• Written request
Filter the data below for the string "matplotlib" and copy each matching line.

• Listed entries
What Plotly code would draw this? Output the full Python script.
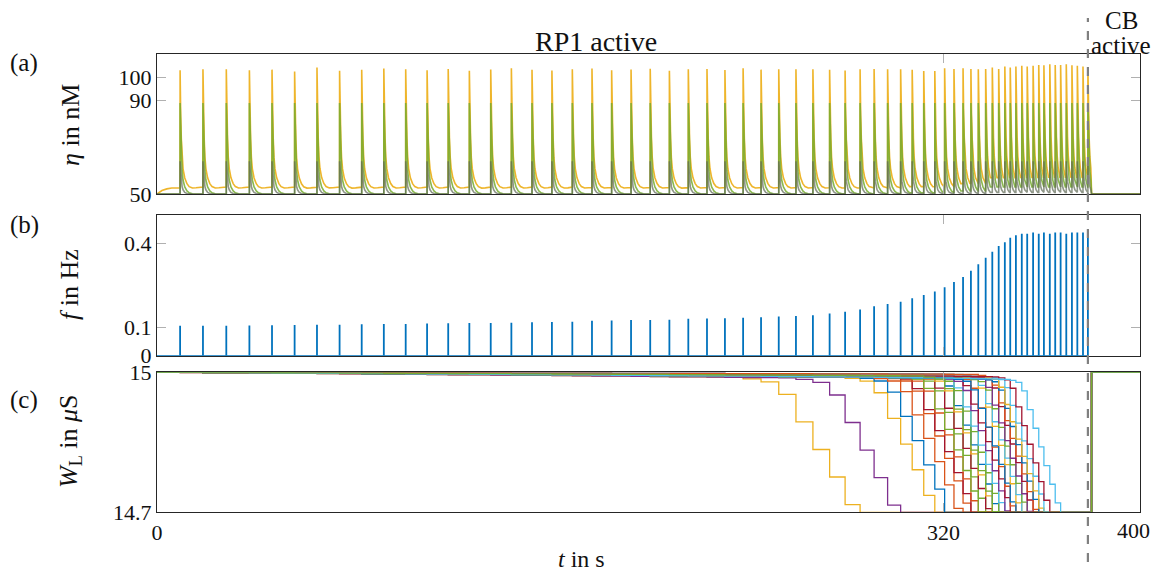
import plotly.graph_objects as go

# page has an 8 px body margin; figure sized so the page does not overflow the window
OFF = 8
W, H = 1161 - OFF, 579 - 2 * OFF

# ---------------- data ----------------
spike_t = [9.4, 18.7, 28.2, 37.6, 46.8, 56.0, 65.1, 74.3, 83.3, 92.3, 101.2, 109.9,
           118.5, 127.1, 135.8, 144.2, 152.6, 160.7, 169.0, 177.0, 185.0, 192.9, 200.7,
           208.5, 216.2, 223.8, 231.1, 238.5, 245.8, 253.0, 260.0, 266.9, 273.7, 280.0,
           286.1, 291.8, 297.3, 302.6, 307.3, 312.0, 316.5, 320.5, 324.3, 328.0, 331.2,
           334.2, 337.2, 339.9, 342.5, 345.0, 347.2, 349.5, 351.9, 354.1, 356.5, 358.8,
           360.9, 363.3, 365.5, 367.7, 370.0, 372.3, 374.5, 376.8, 378.8]

spike_f = [0.106, 0.106, 0.106, 0.107, 0.108, 0.109, 0.110, 0.110, 0.112, 0.113, 0.113,
           0.114, 0.115, 0.116, 0.116, 0.117, 0.119, 0.120, 0.121, 0.124, 0.125, 0.127,
           0.127, 0.128, 0.131, 0.132, 0.133, 0.135, 0.137, 0.139, 0.141, 0.144, 0.150,
           0.156, 0.164, 0.176, 0.184, 0.192, 0.204, 0.216, 0.228, 0.243, 0.262, 0.280,
           0.302, 0.325, 0.348, 0.369, 0.390, 0.403, 0.419, 0.428, 0.433, 0.433, 0.438,
           0.433, 0.438, 0.433, 0.438, 0.438, 0.433, 0.438, 0.438, 0.438, 0.433]

eta_peak = [103.0, 103.5, 103.5, 103.0, 103.3, 102.5, 104.2, 102.8, 103.2, 103.8, 103.5,
            103.0, 103.6, 102.8, 103.4, 103.9, 103.2, 102.9, 103.5, 103.8, 103.0, 103.4,
            103.7, 102.8, 103.5, 103.6, 103.1, 103.9, 103.3, 103.5, 103.5, 103.5, 103.2,
            102.9, 103.5, 103.6, 103.5, 103.5, 103.2, 102.7, 102.7, 103.9, 103.6, 103.9,
            103.6, 103.5, 103.6, 104.2, 103.6, 104.6, 104.2, 104.6, 105.0, 104.6, 105.0,
            105.3, 105.2, 105.6, 105.3, 105.3, 105.6, 105.2, 105.0, 104.6, 104.0]

# shape of one eta transient (offset after spike in s, value in nM)
eta_tpl_dt = [0, 0.25, 0.5, 0.8, 1.2, 1.9, 2.8, 3.7, 5.0, 6.5, 8.0]
eta_orange_tpl = [104, 84, 74, 66, 61, 57, 54.5, 53.2, 52.6, 52.7, 53.0]
eta_green_tpl = [89, 75, 66, 60, 56, 53, 51.3, 50.5, 50.1, 50.0, 50.0]
eta_gray_tpl = [64, 59, 55.5, 53.2, 51.8, 50.7, 50.2, 50.0, 50.0, 50.0, 50.0]
eta_pre_t = [0, 1, 2, 4, 6]
eta_pre_orange = [50, 50.8, 51.5, 52.2, 52.6]
t_reset = 380.3

# W_L synapse traces: onset spike index, step per spike, slow drift per spike, colour
wl_onset = [29, 32, 35, 36, 38, 38, 39, 39, 40, 40, 41, 41, 42, 42, 43, 43, 44, 44,
            45, 45, 46, 46, 47, 47, 48, 48, 49, 50, 37, 52, 41]
wl_step = [0.059, 0.059, 0.055, 0.052, 0.048, 0.045, 0.047, 0.044, 0.046, 0.043, 0.045,
           0.042, 0.044, 0.041, 0.043, 0.040, 0.042, 0.040, 0.041, 0.039, 0.040, 0.038,
           0.040, 0.038, 0.039, 0.037, 0.038, 0.040, 0.050, 0.040, 0.044]
wl_drift = [0.0004, 0.0004, 0.0003, 0.0003, 0.0003, 0.0002, 0.0003, 0.0002, 0.0003,
            0.0002, 0.0003, 0.0001, 0.0003, 0.0002, 0.0003, 0.0001, 0.0002, 0.0003,
            0.0002, 0.0001, 0.0003, 0.0002, 0.0002, 0.0001, 0.0003, 0.0002, 0.0002,
            0.0002, 0.0003, 0.0003, 0.0002]
wl_ramp = [0.05, 0.1, 0.45]
wl_color = ['#EDB120', '#7E2F8E', '#EDB120', '#0072BD', '#D95319', '#A2142F', '#D95319',
            '#77AC30', '#77AC30', '#A2142F', '#EDB120', '#0072BD', '#77AC30', '#4DBEEE',
            '#7E2F8E', '#A2142F', '#D95319', '#0072BD', '#EDB120', '#4DBEEE', '#77AC30',
            '#7E2F8E', '#A2142F', '#D95319', '#0072BD', '#EDB120', '#4DBEEE', '#A2142F',
            '#D95319', '#4DBEEE', '#77AC30']

x_ticks = [0, 320, 400]
x_ticktext = ['0', '320', '']   # "400" is placed as an annotation so it stays inside the page
eta_ticks = [50, 90, 100]
f_ticks = [0, 0.1, 0.4]
wl_ticks = [14.7, 15]

# ---------------- figure ----------------
FONT = "Liberation Serif, Times New Roman, serif"


def px_x(px):
    return (px - OFF) / W


def px_y(py):
    return 1 - (py - OFF) / H


xd = [px_x(157), px_x(1140)]
dom_a = [px_y(194), px_y(54)]
dom_b = [px_y(355.7), px_y(215)]
dom_c = [px_y(512.3), px_y(372.3)]

fig = go.Figure()


def eta_trace(tpl, pre_t, pre_v, scale):
    xs, ys = list(pre_t), list(pre_v)
    last = ys[-1]
    for i, t in enumerate(spike_t):
        end = spike_t[i + 1] if i + 1 < len(spike_t) else t_reset
        k = (eta_peak[i] - 50) / (104 - 50) if scale else 1.0
        xs.append(t)
        ys.append(last)
        for dt, v in zip(eta_tpl_dt, tpl):
            if t + dt < end - 0.05:
                xs.append(t + dt)
                ys.append(50 + (v - 50) * k)
                last = ys[-1]
    xs += [t_reset, 400]
    ys += [50, 50]
    return xs, ys


for tpl, pre_v, col, sc in [
    (eta_orange_tpl, eta_pre_orange, 'rgba(237,177,32,0.95)', True),
    (eta_green_tpl, [50] * len(eta_pre_t), 'rgba(119,172,48,0.85)', False),
    (eta_gray_tpl, [50] * len(eta_pre_t), 'rgba(95,105,85,0.7)', False),
]:
    xs, ys = eta_trace(tpl, eta_pre_t, pre_v, sc)
    fig.add_trace(go.Scatter(x=xs, y=ys, mode='lines', line=dict(color=col, width=1.6),
                             xaxis='x', yaxis='y', showlegend=False, hoverinfo='skip'))

# panel (b) stems
sx, sy = [], []
for t, f in zip(spike_t, spike_f):
    sx += [t, t, None]
    sy += [0, f, None]
fig.add_trace(go.Scatter(x=[0, spike_t[-1]], y=[0, 0], mode='lines',
                         line=dict(color='#0072BD', width=1.5), xaxis='x2', yaxis='y2',
                         showlegend=False, hoverinfo='skip'))
fig.add_trace(go.Scatter(x=sx, y=sy, mode='lines', line=dict(color='#0072BD', width=1.8),
                         xaxis='x2', yaxis='y2', showlegend=False, hoverinfo='skip'))

# panel (c) W_L step traces
for on, st, dr, col in zip(wl_onset, wl_step, wl_drift, wl_color):
    w = 15.0
    vals = []
    for i in range(len(spike_t)):
        if i < on - 2:
            w -= dr
        elif i < on + 1:
            w -= dr + st * wl_ramp[i - (on - 2)]
        else:
            w -= st
        w = max(w, 14.7)
        vals.append(w)
    xs = [0] + spike_t + [t_reset, 400]
    ys = [15] + vals + [15, 15]
    fig.add_trace(go.Scatter(x=xs, y=ys, mode='lines', line=dict(color=col, width=1.3, shape='hv'),
                             xaxis='x3', yaxis='y3', showlegend=False, hoverinfo='skip'))

axis_common = dict(showline=True, linecolor='#262626', linewidth=1, mirror='ticks',
                   ticks='inside', ticklen=9, tickcolor='#b0b0b0', tickwidth=1,
                   showgrid=False, zeroline=False, automargin=False,
                   tickfont=dict(family=FONT, size=22, color='#111111'))

fig.update_layout(
    template='none',
    width=W, height=H, autosize=False,
    margin=dict(l=0, r=0, t=0, b=0, pad=0),
    paper_bgcolor='white', plot_bgcolor='white',
    font=dict(family=FONT, size=22, color='#111111'),
    xaxis=dict(domain=xd, range=[0, 400], tickvals=x_ticks, showticklabels=False,
               anchor='y', **axis_common),
    yaxis=dict(domain=dom_a, range=[50, 110], tickvals=eta_ticks, anchor='x', **axis_common),
    xaxis2=dict(domain=xd, range=[0, 400], tickvals=x_ticks, showticklabels=False,
                anchor='y2', **axis_common),
    yaxis2=dict(domain=dom_b, range=[0, 0.5], tickvals=f_ticks, ticktext=['0', '0.1', '0.4'],
                anchor='x2', **axis_common),
    xaxis3=dict(domain=xd, range=[0, 400], tickvals=x_ticks, ticktext=x_ticktext,
                anchor='y3', **axis_common),
    yaxis3=dict(domain=dom_c, range=[14.7, 15], tickvals=wl_ticks, ticktext=['14.7', '15'],
                anchor='x3', **axis_common),
)

# dashed separator line
fig.add_shape(type='line', xref='x3', yref='paper', x0=378.8, x1=378.8,
              y0=px_y(562), y1=px_y(18),
              line=dict(color='#808080', width=2.2, dash='dash'))


def ann(text, px, py, size=25, angle=0, xanchor='center'):
    fig.add_annotation(text=text, x=px_x(px), y=px_y(py), xref='paper', yref='paper',
                       showarrow=False, xanchor=xanchor, yanchor='middle', textangle=angle,
                       font=dict(family=FONT, size=size, color='#111111'))


ann('RP1 active', 596, 41, size=28)
ann('CB', 1121, 20, size=25)
ann('active', 1121, 45, size=25)
ann('(a)', 24, 63)
ann('(b)', 24, 225)
ann('(c)', 24, 400)
ann('<i>η</i> in nM', 70, 125, size=26, angle=-90)
ann('<i>f</i> in Hz', 70, 285, size=26, angle=-90)
ann('<i>W</i><sub>L</sub> in <i>μ</i>S', 70, 441, size=26, angle=-90)
ann('<i>t</i> in s', 581, 559, size=24)
ann(str(x_ticks[-1]), 1152, 530, size=22, xanchor='right')

fig.write_html("out.html")
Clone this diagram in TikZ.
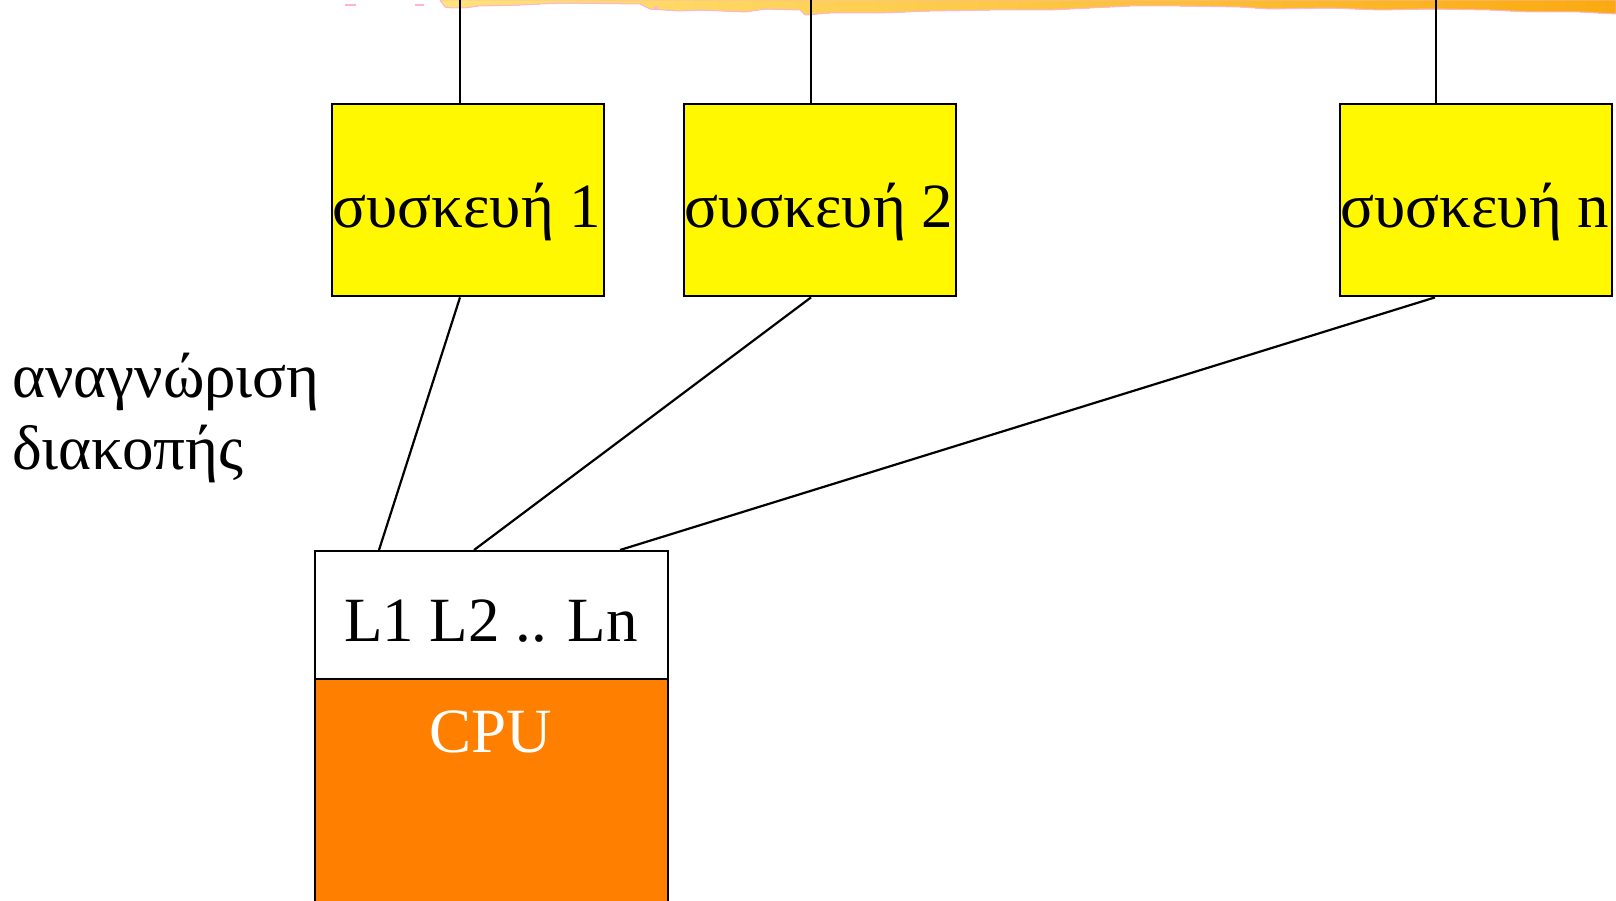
\documentclass[tikz,border=0pt]{standalone}
\usepackage{fontspec}
\setmainfont{Liberation Serif}
\definecolor{devyellow}{RGB}{255,248,0}
\definecolor{cpuorange}{RGB}{255,127,0}
\definecolor{brushlight}{RGB}{255,228,120}
\definecolor{brushmid}{RGB}{255,196,40}
\definecolor{brushdark}{RGB}{250,170,16}
\definecolor{brushpink}{RGB}{255,180,210}
\begin{document}
\begin{tikzpicture}[x=1pt,y=-1pt,
  devbox/.style={draw=black,line width=2.4pt,fill=devyellow,minimum width=272pt,minimum height=192pt,inner sep=0pt,anchor=north west},
  txt/.style={anchor=base,inner sep=0pt,font=\fontsize{63}{72}\selectfont},
  link/.style={draw=black,line width=2.2pt},
  lab/.style={anchor=base west,inner sep=0pt,font=\fontsize{63}{72}\selectfont}]
\useasboundingbox (0,0) rectangle (1616,901);
% brush strip at top
\fill[left color=brushlight,middle color=brushmid,right color=brushdark,draw=brushpink,line width=1pt]
  (440,0) -- (445,7) -- (452,8) -- (465,8) -- (478,6) -- (520,5) -- (560,3) -- (640,4) -- (650,9) -- (680,11) -- (700,10)
  -- (745,12) -- (765,9) -- (800,10) -- (805,15) -- (830,13) -- (880,13) -- (930,11) -- (990,10) -- (1050,10) -- (1090,8)
  -- (1130,6) -- (1180,6) -- (1240,7) -- (1270,9) -- (1330,8) -- (1380,10) -- (1430,9) -- (1490,10) -- (1530,12)
  -- (1580,12) -- (1616,14) -- (1616,0) -- cycle;
\fill[brushpink] (345,4) rectangle (356,6);
\fill[brushpink] (415,4) rectangle (424,6);
\fill[brushpink] (654,6) rectangle (658,9);
% top connection points
\coordinate (t1) at (460,0);
\coordinate (t2) at (811,0);
\coordinate (tn) at (1436,0);
% devices
\node[devbox] (d1) at (331,103) {};
\node[devbox] (d2) at (683,103) {};
\node[devbox] (dn) at (1339,103) {};
\node[txt] (d1t) at (467,228) {συσκευή 1};
\node[txt] (d2t) at (819,228) {συσκευή 2};
\node[txt] (dnt) at (1475,228) {συσκευή n};
% CPU
\node[draw=black,line width=2.4pt,fill=cpuorange,minimum width=353pt,minimum height=260pt,anchor=north west,inner sep=0pt] (cpu) at (314,678) {};
\node[draw=black,line width=2.4pt,fill=white,minimum width=353pt,minimum height=128pt,anchor=north west,inner sep=0pt] (lines) at (314,550) {};
\node[txt] (linest) at (491,641) {L1 L2 .. Ln};
\node[txt,text=white] (cput) at (491,752) {CPU};
% label
\node[lab] (ack1) at (12,397) {αναγνώριση};
\node[lab] (ack2) at (12,469) {διακοπής};
% connectors
\draw[link] (t1) -- (d1.north west -| t1);
\draw[link] (t2) -- (d2.north west -| t2);
\draw[link] (tn) -- (dn.north west -| tn);
\draw[link] (d1.south west -| t1) -- (lines.north west -| 379,0);
\draw[link] (d2.south west -| t2) -- (lines.north west -| 474,0);
\draw[link] (dn.south west -| 1435,0) -- (lines.north west -| 620,0);
\end{tikzpicture}
\end{document}
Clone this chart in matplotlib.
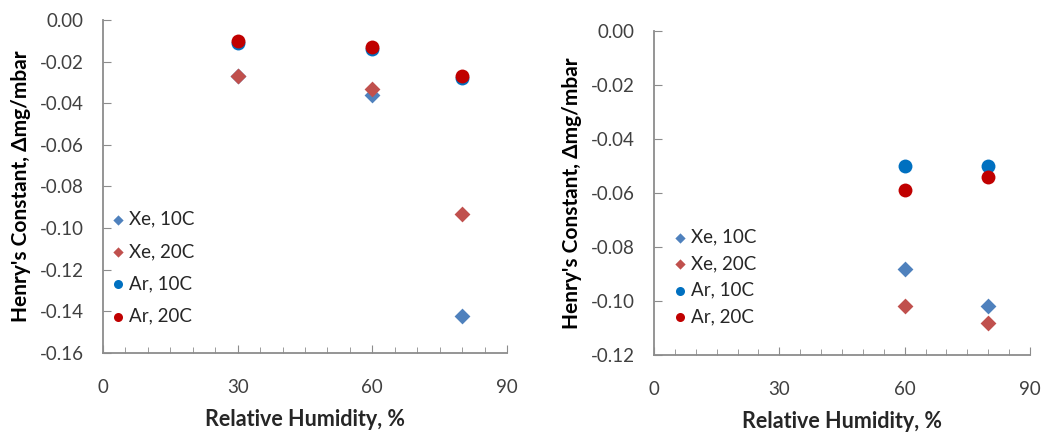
import numpy as np
import matplotlib.pyplot as plt
from matplotlib.ticker import MultipleLocator

plt.rcParams['font.family'] = ['Lato', 'DejaVu Sans']

# left panel
rh_left = [30, 60, 80]
xe10_left = [-0.027, -0.036, -0.142]
xe20_left = [-0.027, -0.033, -0.093]
ar10_left = [-0.011, -0.014, -0.028]
ar20_left = [-0.010, -0.013, -0.027]

# right panel
rh_right = [60, 80]
xe10_right = [-0.088, -0.102]
xe20_right = [-0.102, -0.108]
ar10_right = [-0.050, -0.050]
ar20_right = [-0.059, -0.054]

labels = ["Xe, 10C", "Xe, 20C", "Ar, 10C", "Ar, 20C"]
colors = ["#4F81BD", "#C0504D", "#0070C0", "#C00000"]
markers = ["D", "D", "o", "o"]
sizes = [65, 65, 100, 100]

fig = plt.figure(figsize=(10.46, 4.33), dpi=100)
ax1 = fig.add_axes([0.0985, 0.1848, 0.3862, 0.769])
ax2 = fig.add_axes([0.6252, 0.1801, 0.3595, 0.7483])


def draw(ax, x, series, ymin, legend_loc, spacing):
    for ys, lab, c, m, s in zip(series, labels, colors, markers, sizes):
        ax.scatter(x, ys, marker=m, s=s, color=c, label=lab, zorder=3,
                   linewidths=0)
    ax.set_xlim(0, 90)
    ax.set_ylim(ymin, 0)
    ax.xaxis.set_major_locator(MultipleLocator(30))
    ax.xaxis.set_minor_locator(MultipleLocator(5))
    ax.yaxis.set_major_locator(MultipleLocator(0.02))
    ax.yaxis.set_major_formatter(plt.FuncFormatter(lambda v, p: f"{v:.2f}"))
    for sp in ["top", "right"]:
        ax.spines[sp].set_visible(False)
    for sp in ["left", "bottom"]:
        ax.spines[sp].set_color("#8C8C8C")
        ax.spines[sp].set_linewidth(1.3)
    ax.tick_params(axis="x", which="major", direction="in", length=6,
                   color="#8C8C8C", labelsize=13.5, pad=19, labelcolor="#404040")
    ax.tick_params(axis="x", which="minor", direction="in", length=4,
                   color="#8C8C8C")
    ax.tick_params(axis="y", direction="in", length=6, color="#8C8C8C",
                   labelsize=13.5, pad=14, labelcolor="#404040")
    ax.set_xlabel("Relative Humidity, %", fontsize=15.5, fontweight="bold",
                  color="#262626", labelpad=9)
    ax.set_ylabel("Henry's Constant, \u0394mg/mbar", fontsize=15,
                  fontweight="bold", color="#000000", labelpad=6)
    ax.legend(loc="lower left", bbox_to_anchor=legend_loc, frameon=False,
              fontsize=13.5, handlelength=1.0, handletextpad=0.05,
              labelspacing=spacing, markerscale=0.65, borderaxespad=0.0,
              borderpad=0.0, labelcolor="#262626")


draw(ax1, rh_left, [xe10_left, xe20_left, ar10_left, ar20_left],
     -0.16, (0.015, 0.085), 0.82)
draw(ax2, rh_right, [xe10_right, xe20_right, ar10_right, ar20_right],
     -0.12, (0.045, 0.093), 0.5)

fig.savefig("out.png", dpi=100)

• Expected answer
Clone this chart in matplotlib.
import matplotlib.pyplot as plt
from matplotlib.ticker import MultipleLocator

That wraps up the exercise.